- Source code of charts -
__________________________________________________
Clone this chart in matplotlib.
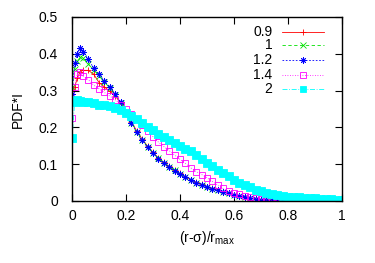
import numpy as np
import matplotlib
matplotlib.use("Agg")
import matplotlib.pyplot as plt

plt.rcParams['font.family'] = ['Liberation Sans', 'DejaVu Sans']
plt.rcParams['mathtext.fontset'] = 'custom'
plt.rcParams['mathtext.rm'] = 'Liberation Sans'
plt.rcParams['mathtext.it'] = 'Liberation Sans'

x = [0.0, 0.01, 0.02, 0.03, 0.04, 0.06, 0.08, 0.10, 0.12, 0.14, 0.16, 0.18, 0.20,
     0.22, 0.24, 0.26, 0.28, 0.30, 0.32, 0.34, 0.36, 0.38, 0.40, 0.42, 0.44, 0.46,
     0.48, 0.50, 0.52, 0.54, 0.56, 0.58, 0.60, 0.62, 0.64, 0.66, 0.68, 0.70, 0.72,
     0.74, 0.76, 0.78, 0.80, 0.82, 0.84, 0.86, 0.88, 0.90, 0.92, 0.94, 0.96, 0.98, 1.0]

y_09 = [0.29, 0.31, 0.335, 0.35, 0.355, 0.355, 0.345, 0.322, 0.31, 0.298, 0.286, 0.266, 0.242,
        0.215, 0.19, 0.168, 0.149, 0.132, 0.117, 0.105, 0.094, 0.084, 0.075, 0.066, 0.058, 0.051,
        0.045, 0.039, 0.034, 0.029, 0.025, 0.021, 0.017, 0.014, 0.011, 0.008, 0.006, 0.004, 0.003,
        0.002, 0.001, 0.001, 0.0005, 0.0, 0.0, 0.0, 0.0, 0.0, 0.0, 0.0, 0.0, 0.0, 0.0]

y_1 = [0.31, 0.36, 0.38, 0.39, 0.388, 0.373, 0.356, 0.341, 0.324, 0.308, 0.289, 0.267, 0.241,
       0.213, 0.188, 0.166, 0.147, 0.131, 0.116, 0.104, 0.093, 0.083, 0.074, 0.065, 0.057, 0.050,
       0.044, 0.038, 0.033, 0.029, 0.025, 0.021, 0.017, 0.014, 0.011, 0.008, 0.006, 0.004, 0.003,
       0.002, 0.001, 0.001, 0.0005, 0.0, 0.0, 0.0, 0.0, 0.0, 0.0, 0.0, 0.0, 0.0, 0.0]

y_12 = [0.29, 0.375, 0.40, 0.415, 0.405, 0.385, 0.362, 0.345, 0.326, 0.309, 0.29, 0.268, 0.24,
        0.212, 0.187, 0.165, 0.146, 0.13, 0.115, 0.103, 0.092, 0.082, 0.073, 0.065, 0.057, 0.050,
        0.044, 0.038, 0.033, 0.029, 0.025, 0.021, 0.017, 0.014, 0.011, 0.008, 0.006, 0.004, 0.003,
        0.002, 0.001, 0.0005, 0.0, 0.0, 0.0, 0.0, 0.0, 0.0, 0.0, 0.0, 0.0, 0.0, 0.0]

y_14 = [0.225, 0.31, 0.345, 0.35, 0.34, 0.33, 0.315, 0.305, 0.295, 0.285, 0.275, 0.262, 0.25,
        0.237, 0.222, 0.207, 0.191, 0.175, 0.16, 0.148, 0.137, 0.125, 0.113, 0.102, 0.09, 0.08,
        0.072, 0.063, 0.053, 0.043, 0.034, 0.027, 0.022, 0.018, 0.014, 0.011, 0.008, 0.005, 0.003,
        0.002, 0.001, 0.001, 0.001, 0.0, 0.0, 0.0, 0.0, 0.0, 0.0, 0.0, 0.0, 0.0, 0.0]

y_2 = [0.17, 0.27, 0.275, 0.272, 0.27, 0.268, 0.265, 0.262, 0.26, 0.257, 0.253, 0.247, 0.24,
       0.232, 0.222, 0.212, 0.202, 0.192, 0.183, 0.174, 0.165, 0.157, 0.15, 0.142, 0.135, 0.125,
       0.113, 0.103, 0.094, 0.085, 0.076, 0.067, 0.058, 0.05, 0.043, 0.037, 0.031, 0.026, 0.022,
       0.019, 0.016, 0.014, 0.012, 0.011, 0.01, 0.009, 0.008, 0.007, 0.006, 0.005, 0.005, 0.004, 0.004]

labels = ['0.9', '1', '1.2', '1.4', '2']
series = [y_09, y_1, y_12, y_14, y_2]
colors = ['#ff0000', '#00e000', '#0000ff', '#ff00ff', '#00ffff']
markers = ['+', 'x', (8, 2, 0), 's', 's']
linestyles = ['-', (0, (4, 3)), (0, (2, 2)), (0, (1, 2)), (0, (6, 2, 1, 2))]
msizes = [4.5, 4, 4.5, 4.5, 6.3]
fills = ['full', 'full', 'full', 'none', 'full']

fig = plt.figure(figsize=(3.75, 2.63), dpi=100)
ax = fig.add_axes([72/375, 1 - 201/263, 270/375, 184/263])

for ys, c, m, ls, ms, fs in zip(series, colors, markers, linestyles, msizes, fills):
    ax.plot(x, ys, color=c, marker=m, linestyle=ls, linewidth=0.6, markersize=ms,
            fillstyle=fs, markeredgewidth=0.6)

ax.set_xlim(0, 1)
ax.set_ylim(0, 0.5)
ax.set_xticks([0, 0.2, 0.4, 0.6, 0.8, 1.0])
ax.set_xticklabels(['0', '0.2', '0.4', '0.6', '0.8', '1'])
ax.set_yticks([0, 0.1, 0.2, 0.3, 0.4, 0.5])
ax.set_yticklabels(['0', '0.1', '0.2', '0.3', '0.4', '0.5'])
ax.tick_params(direction='in', length=5, width=0.8, top=True, right=True,
               labelsize=10, pad=6, colors='black')
ax.tick_params(axis='y', pad=10)
for s in ax.spines.values():
    s.set_linewidth(1.0)

ax.set_ylabel('PDF*I', fontsize=10, labelpad=10)
ax.set_xlabel('(r-σ)/r$_{\\mathrm{max}}$', fontsize=10, labelpad=4)

# legend, drawn manually (right-aligned text, sample on the right)
ly = [0.92, 0.846, 0.766, 0.686, 0.607]
for lab, c, m, ls, ms, fs, yy in zip(labels, colors, markers, linestyles, msizes, fills, ly):
    ax.text(0.743, yy, lab, transform=ax.transAxes, ha='right', va='center', fontsize=10)
    ax.plot([0.777, 0.933], [yy, yy], transform=ax.transAxes, color=c, linestyle=ls,
            linewidth=0.6, clip_on=False)
    ax.plot([0.855], [yy], transform=ax.transAxes, color=c, marker=m, markersize=min(ms, 5),
            fillstyle=fs, markeredgewidth=0.6, linestyle='none', clip_on=False)

fig.savefig('out.png', dpi=100)
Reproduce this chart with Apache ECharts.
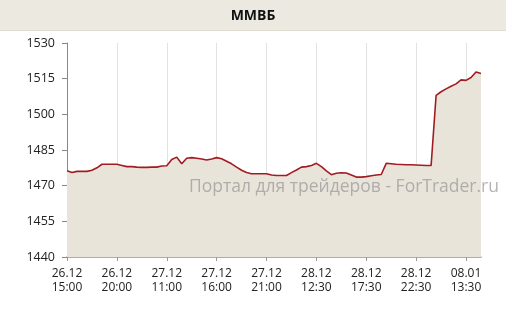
__________________________________________________
- Requirements -
Leave out the pictures and output every record above precisely as given.

- Written response -
Clone this chart in matplotlib.
import numpy as np
import matplotlib
matplotlib.use("Agg")
import matplotlib.pyplot as plt

plt.rcParams['font.family'] = ['Liberation Sans', 'DejaVu Sans']
plt.rcParams['mathtext.fontset'] = 'custom'
plt.rcParams['mathtext.rm'] = 'Liberation Sans'
plt.rcParams['mathtext.it'] = 'Liberation Sans'

x = [0.0, 0.01, 0.02, 0.03, 0.04, 0.06, 0.08, 0.10, 0.12, 0.14, 0.16, 0.18, 0.20,
     0.22, 0.24, 0.26, 0.28, 0.30, 0.32, 0.34, 0.36, 0.38, 0.40, 0.42, 0.44, 0.46,
     0.48, 0.50, 0.52, 0.54, 0.56, 0.58, 0.60, 0.62, 0.64, 0.66, 0.68, 0.70, 0.72,
     0.74, 0.76, 0.78, 0.80, 0.82, 0.84, 0.86, 0.88, 0.90, 0.92, 0.94, 0.96, 0.98, 1.0]

y_09 = [0.29, 0.31, 0.335, 0.35, 0.355, 0.355, 0.345, 0.322, 0.31, 0.298, 0.286, 0.266, 0.242,
        0.215, 0.19, 0.168, 0.149, 0.132, 0.117, 0.105, 0.094, 0.084, 0.075, 0.066, 0.058, 0.051,
        0.045, 0.039, 0.034, 0.029, 0.025, 0.021, 0.017, 0.014, 0.011, 0.008, 0.006, 0.004, 0.003,
        0.002, 0.001, 0.001, 0.0005, 0.0, 0.0, 0.0, 0.0, 0.0, 0.0, 0.0, 0.0, 0.0, 0.0]

y_1 = [0.31, 0.36, 0.38, 0.39, 0.388, 0.373, 0.356, 0.341, 0.324, 0.308, 0.289, 0.267, 0.241,
       0.213, 0.188, 0.166, 0.147, 0.131, 0.116, 0.104, 0.093, 0.083, 0.074, 0.065, 0.057, 0.050,
       0.044, 0.038, 0.033, 0.029, 0.025, 0.021, 0.017, 0.014, 0.011, 0.008, 0.006, 0.004, 0.003,
       0.002, 0.001, 0.001, 0.0005, 0.0, 0.0, 0.0, 0.0, 0.0, 0.0, 0.0, 0.0, 0.0, 0.0]

y_12 = [0.29, 0.375, 0.40, 0.415, 0.405, 0.385, 0.362, 0.345, 0.326, 0.309, 0.29, 0.268, 0.24,
        0.212, 0.187, 0.165, 0.146, 0.13, 0.115, 0.103, 0.092, 0.082, 0.073, 0.065, 0.057, 0.050,
        0.044, 0.038, 0.033, 0.029, 0.025, 0.021, 0.017, 0.014, 0.011, 0.008, 0.006, 0.004, 0.003,
        0.002, 0.001, 0.0005, 0.0, 0.0, 0.0, 0.0, 0.0, 0.0, 0.0, 0.0, 0.0, 0.0, 0.0]

y_14 = [0.225, 0.31, 0.345, 0.35, 0.34, 0.33, 0.315, 0.305, 0.295, 0.285, 0.275, 0.262, 0.25,
        0.237, 0.222, 0.207, 0.191, 0.175, 0.16, 0.148, 0.137, 0.125, 0.113, 0.102, 0.09, 0.08,
        0.072, 0.063, 0.053, 0.043, 0.034, 0.027, 0.022, 0.018, 0.014, 0.011, 0.008, 0.005, 0.003,
        0.002, 0.001, 0.001, 0.001, 0.0, 0.0, 0.0, 0.0, 0.0, 0.0, 0.0, 0.0, 0.0, 0.0]

y_2 = [0.17, 0.27, 0.275, 0.272, 0.27, 0.268, 0.265, 0.262, 0.26, 0.257, 0.253, 0.247, 0.24,
       0.232, 0.222, 0.212, 0.202, 0.192, 0.183, 0.174, 0.165, 0.157, 0.15, 0.142, 0.135, 0.125,
       0.113, 0.103, 0.094, 0.085, 0.076, 0.067, 0.058, 0.05, 0.043, 0.037, 0.031, 0.026, 0.022,
       0.019, 0.016, 0.014, 0.012, 0.011, 0.01, 0.009, 0.008, 0.007, 0.006, 0.005, 0.005, 0.004, 0.004]

labels = ['0.9', '1', '1.2', '1.4', '2']
series = [y_09, y_1, y_12, y_14, y_2]
colors = ['#ff0000', '#00e000', '#0000ff', '#ff00ff', '#00ffff']
markers = ['+', 'x', (8, 2, 0), 's', 's']
linestyles = ['-', (0, (4, 3)), (0, (2, 2)), (0, (1, 2)), (0, (6, 2, 1, 2))]
msizes = [4.5, 4, 4.5, 4.5, 6.3]
fills = ['full', 'full', 'full', 'none', 'full']

fig = plt.figure(figsize=(3.75, 2.63), dpi=100)
ax = fig.add_axes([72/375, 1 - 201/263, 270/375, 184/263])

for ys, c, m, ls, ms, fs in zip(series, colors, markers, linestyles, msizes, fills):
    ax.plot(x, ys, color=c, marker=m, linestyle=ls, linewidth=0.6, markersize=ms,
            fillstyle=fs, markeredgewidth=0.6)

ax.set_xlim(0, 1)
ax.set_ylim(0, 0.5)
ax.set_xticks([0, 0.2, 0.4, 0.6, 0.8, 1.0])
ax.set_xticklabels(['0', '0.2', '0.4', '0.6', '0.8', '1'])
ax.set_yticks([0, 0.1, 0.2, 0.3, 0.4, 0.5])
ax.set_yticklabels(['0', '0.1', '0.2', '0.3', '0.4', '0.5'])
ax.tick_params(direction='in', length=5, width=0.8, top=True, right=True,
               labelsize=10, pad=6, colors='black')
ax.tick_params(axis='y', pad=10)
for s in ax.spines.values():
    s.set_linewidth(1.0)

ax.set_ylabel('PDF*I', fontsize=10, labelpad=10)
ax.set_xlabel('(r-σ)/r$_{\\mathrm{max}}$', fontsize=10, labelpad=4)

# legend, drawn manually (right-aligned text, sample on the right)
ly = [0.92, 0.846, 0.766, 0.686, 0.607]
for lab, c, m, ls, ms, fs, yy in zip(labels, colors, markers, linestyles, msizes, fills, ly):
    ax.text(0.743, yy, lab, transform=ax.transAxes, ha='right', va='center', fontsize=10)
    ax.plot([0.777, 0.933], [yy, yy], transform=ax.transAxes, color=c, linestyle=ls,
            linewidth=0.6, clip_on=False)
    ax.plot([0.855], [yy], transform=ax.transAxes, color=c, marker=m, markersize=min(ms, 5),
            fillstyle=fs, markeredgewidth=0.6, linestyle='none', clip_on=False)

fig.savefig('out.png', dpi=100)
Reproduce this chart with Apache ECharts.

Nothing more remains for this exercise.